TASK REQUIREMENTS | Start at the line containing "Clone this chart", stop at the line containing "import * as d3 from 'd3';", and set down every line in that stretch exactly as written, and nothing else.

SUPPLIED RECORDS |
------------

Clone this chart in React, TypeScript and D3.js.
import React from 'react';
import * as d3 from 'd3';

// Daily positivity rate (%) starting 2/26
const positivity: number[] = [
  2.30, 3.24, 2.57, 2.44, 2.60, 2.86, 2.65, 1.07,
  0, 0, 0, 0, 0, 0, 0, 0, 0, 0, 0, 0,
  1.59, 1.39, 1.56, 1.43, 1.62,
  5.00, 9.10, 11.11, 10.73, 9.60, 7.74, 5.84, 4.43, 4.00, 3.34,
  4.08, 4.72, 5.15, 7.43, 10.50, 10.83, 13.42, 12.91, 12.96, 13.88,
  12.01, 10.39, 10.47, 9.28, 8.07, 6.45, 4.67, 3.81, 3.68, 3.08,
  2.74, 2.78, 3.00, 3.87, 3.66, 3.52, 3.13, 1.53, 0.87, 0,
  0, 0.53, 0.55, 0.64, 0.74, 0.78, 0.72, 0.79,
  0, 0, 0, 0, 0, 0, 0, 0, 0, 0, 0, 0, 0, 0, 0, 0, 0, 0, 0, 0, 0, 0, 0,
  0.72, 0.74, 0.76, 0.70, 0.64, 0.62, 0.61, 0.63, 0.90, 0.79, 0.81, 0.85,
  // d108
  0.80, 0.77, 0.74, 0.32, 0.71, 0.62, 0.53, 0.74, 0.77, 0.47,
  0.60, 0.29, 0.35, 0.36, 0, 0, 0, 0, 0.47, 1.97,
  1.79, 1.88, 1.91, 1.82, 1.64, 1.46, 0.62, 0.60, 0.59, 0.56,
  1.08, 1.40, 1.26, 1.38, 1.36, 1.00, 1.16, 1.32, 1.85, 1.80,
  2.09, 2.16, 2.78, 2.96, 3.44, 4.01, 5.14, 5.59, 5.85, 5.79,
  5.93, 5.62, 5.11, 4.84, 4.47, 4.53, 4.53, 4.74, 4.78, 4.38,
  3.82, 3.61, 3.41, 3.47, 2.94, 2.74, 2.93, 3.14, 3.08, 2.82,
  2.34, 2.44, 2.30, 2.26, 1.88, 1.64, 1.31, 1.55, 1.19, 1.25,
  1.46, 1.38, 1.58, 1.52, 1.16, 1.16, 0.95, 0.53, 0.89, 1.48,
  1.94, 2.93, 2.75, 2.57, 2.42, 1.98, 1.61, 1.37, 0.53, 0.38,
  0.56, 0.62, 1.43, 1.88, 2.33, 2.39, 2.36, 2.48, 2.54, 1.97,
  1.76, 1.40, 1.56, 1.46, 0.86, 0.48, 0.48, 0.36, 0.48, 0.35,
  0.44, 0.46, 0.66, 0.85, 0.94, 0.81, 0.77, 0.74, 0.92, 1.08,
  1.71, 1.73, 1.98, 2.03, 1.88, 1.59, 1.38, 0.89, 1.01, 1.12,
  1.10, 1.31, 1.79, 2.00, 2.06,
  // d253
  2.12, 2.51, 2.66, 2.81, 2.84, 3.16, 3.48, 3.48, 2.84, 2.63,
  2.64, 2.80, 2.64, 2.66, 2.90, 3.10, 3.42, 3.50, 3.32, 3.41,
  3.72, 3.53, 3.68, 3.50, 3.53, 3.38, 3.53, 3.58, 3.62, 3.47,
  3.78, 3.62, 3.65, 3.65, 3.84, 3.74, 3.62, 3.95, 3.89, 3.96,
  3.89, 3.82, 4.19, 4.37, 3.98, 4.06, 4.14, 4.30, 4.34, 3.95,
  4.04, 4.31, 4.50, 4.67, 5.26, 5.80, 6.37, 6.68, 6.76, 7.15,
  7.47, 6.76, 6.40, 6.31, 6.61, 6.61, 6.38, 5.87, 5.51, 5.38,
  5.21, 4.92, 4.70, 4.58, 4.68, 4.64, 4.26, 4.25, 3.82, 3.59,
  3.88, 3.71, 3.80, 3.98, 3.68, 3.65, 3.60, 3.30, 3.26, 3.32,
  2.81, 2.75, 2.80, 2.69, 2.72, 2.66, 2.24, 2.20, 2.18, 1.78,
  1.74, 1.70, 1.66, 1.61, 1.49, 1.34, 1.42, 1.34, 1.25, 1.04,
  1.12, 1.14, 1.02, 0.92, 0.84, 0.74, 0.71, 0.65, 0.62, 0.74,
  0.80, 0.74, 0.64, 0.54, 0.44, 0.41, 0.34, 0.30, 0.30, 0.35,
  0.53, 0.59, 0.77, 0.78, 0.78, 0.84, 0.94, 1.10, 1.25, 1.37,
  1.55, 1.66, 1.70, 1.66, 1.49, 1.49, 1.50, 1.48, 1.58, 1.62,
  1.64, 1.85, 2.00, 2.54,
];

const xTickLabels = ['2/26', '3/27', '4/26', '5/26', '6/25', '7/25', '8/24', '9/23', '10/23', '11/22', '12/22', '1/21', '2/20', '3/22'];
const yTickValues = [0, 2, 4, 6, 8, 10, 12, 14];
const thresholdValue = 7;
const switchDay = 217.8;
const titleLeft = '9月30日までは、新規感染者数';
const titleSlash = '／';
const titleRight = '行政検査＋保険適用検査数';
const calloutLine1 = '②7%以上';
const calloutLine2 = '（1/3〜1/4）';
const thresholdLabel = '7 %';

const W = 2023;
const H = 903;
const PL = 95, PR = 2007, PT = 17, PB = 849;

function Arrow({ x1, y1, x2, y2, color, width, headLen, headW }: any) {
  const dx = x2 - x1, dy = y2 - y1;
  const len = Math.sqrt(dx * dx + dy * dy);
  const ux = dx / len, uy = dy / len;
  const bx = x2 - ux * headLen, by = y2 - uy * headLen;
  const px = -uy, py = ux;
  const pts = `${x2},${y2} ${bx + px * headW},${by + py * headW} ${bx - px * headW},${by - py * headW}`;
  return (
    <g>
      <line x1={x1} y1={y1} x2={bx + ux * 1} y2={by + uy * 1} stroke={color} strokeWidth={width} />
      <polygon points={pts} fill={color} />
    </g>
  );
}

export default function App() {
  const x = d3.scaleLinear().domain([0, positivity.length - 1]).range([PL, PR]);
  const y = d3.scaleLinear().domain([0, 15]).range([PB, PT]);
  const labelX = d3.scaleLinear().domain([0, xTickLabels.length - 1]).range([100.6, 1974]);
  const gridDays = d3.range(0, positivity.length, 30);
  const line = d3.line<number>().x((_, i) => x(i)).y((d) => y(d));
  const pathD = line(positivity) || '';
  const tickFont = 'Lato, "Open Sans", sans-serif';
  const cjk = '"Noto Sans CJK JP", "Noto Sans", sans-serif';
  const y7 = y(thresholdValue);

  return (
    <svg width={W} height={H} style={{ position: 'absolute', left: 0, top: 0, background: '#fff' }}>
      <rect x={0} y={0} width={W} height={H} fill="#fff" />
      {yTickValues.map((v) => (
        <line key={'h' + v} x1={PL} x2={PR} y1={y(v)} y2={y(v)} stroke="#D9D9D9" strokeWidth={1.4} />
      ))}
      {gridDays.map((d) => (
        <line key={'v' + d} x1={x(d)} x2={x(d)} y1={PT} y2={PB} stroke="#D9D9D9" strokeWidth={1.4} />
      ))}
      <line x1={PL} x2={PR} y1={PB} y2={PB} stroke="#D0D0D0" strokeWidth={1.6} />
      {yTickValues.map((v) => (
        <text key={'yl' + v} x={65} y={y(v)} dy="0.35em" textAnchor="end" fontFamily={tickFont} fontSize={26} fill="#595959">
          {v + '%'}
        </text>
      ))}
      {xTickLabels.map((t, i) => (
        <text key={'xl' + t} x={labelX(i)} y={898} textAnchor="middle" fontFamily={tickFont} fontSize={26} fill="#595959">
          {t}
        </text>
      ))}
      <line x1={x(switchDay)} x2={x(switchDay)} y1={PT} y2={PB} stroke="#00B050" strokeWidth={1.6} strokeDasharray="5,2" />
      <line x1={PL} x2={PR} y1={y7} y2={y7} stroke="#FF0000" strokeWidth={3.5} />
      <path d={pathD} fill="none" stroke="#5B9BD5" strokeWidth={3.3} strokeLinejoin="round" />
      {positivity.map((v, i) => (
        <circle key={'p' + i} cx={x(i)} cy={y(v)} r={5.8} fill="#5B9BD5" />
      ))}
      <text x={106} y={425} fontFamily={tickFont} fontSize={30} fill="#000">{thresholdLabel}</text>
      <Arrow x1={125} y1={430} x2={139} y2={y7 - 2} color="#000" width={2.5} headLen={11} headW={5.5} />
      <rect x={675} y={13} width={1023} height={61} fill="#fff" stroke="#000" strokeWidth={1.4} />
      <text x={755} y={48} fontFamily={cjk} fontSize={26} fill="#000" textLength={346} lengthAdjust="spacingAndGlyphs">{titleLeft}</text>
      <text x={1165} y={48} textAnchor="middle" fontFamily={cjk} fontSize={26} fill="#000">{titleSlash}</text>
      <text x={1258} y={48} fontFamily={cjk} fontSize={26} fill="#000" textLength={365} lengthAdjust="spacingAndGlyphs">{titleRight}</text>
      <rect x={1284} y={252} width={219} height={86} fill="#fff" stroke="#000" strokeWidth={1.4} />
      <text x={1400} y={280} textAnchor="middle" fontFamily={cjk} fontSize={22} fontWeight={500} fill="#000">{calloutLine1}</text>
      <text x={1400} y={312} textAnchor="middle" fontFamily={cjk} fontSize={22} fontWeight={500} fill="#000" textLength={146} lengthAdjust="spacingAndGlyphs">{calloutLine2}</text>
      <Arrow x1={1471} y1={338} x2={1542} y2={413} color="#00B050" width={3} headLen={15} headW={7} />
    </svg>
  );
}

------------

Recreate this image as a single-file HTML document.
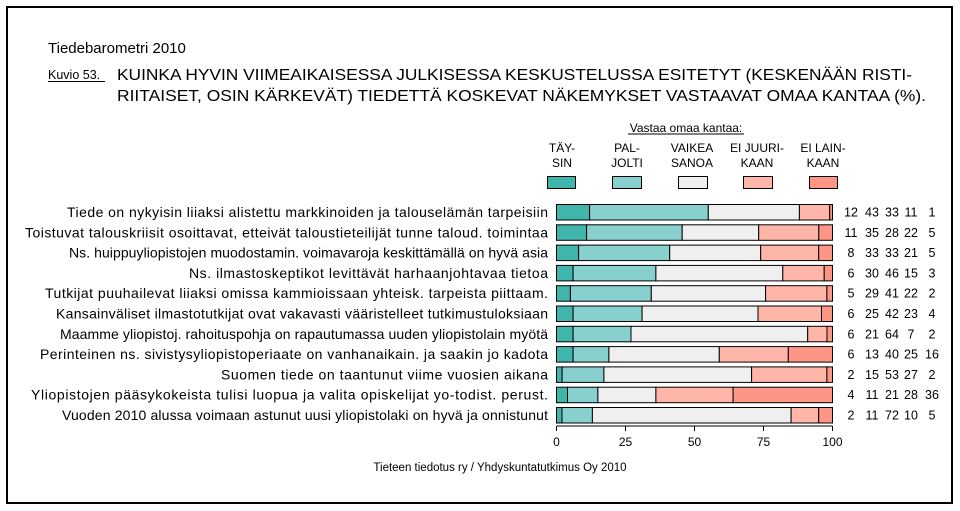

------------

EXERCISE RESPONSE |
Clone this chart in React, TypeScript and D3.js.
import React from 'react';
import * as d3 from 'd3';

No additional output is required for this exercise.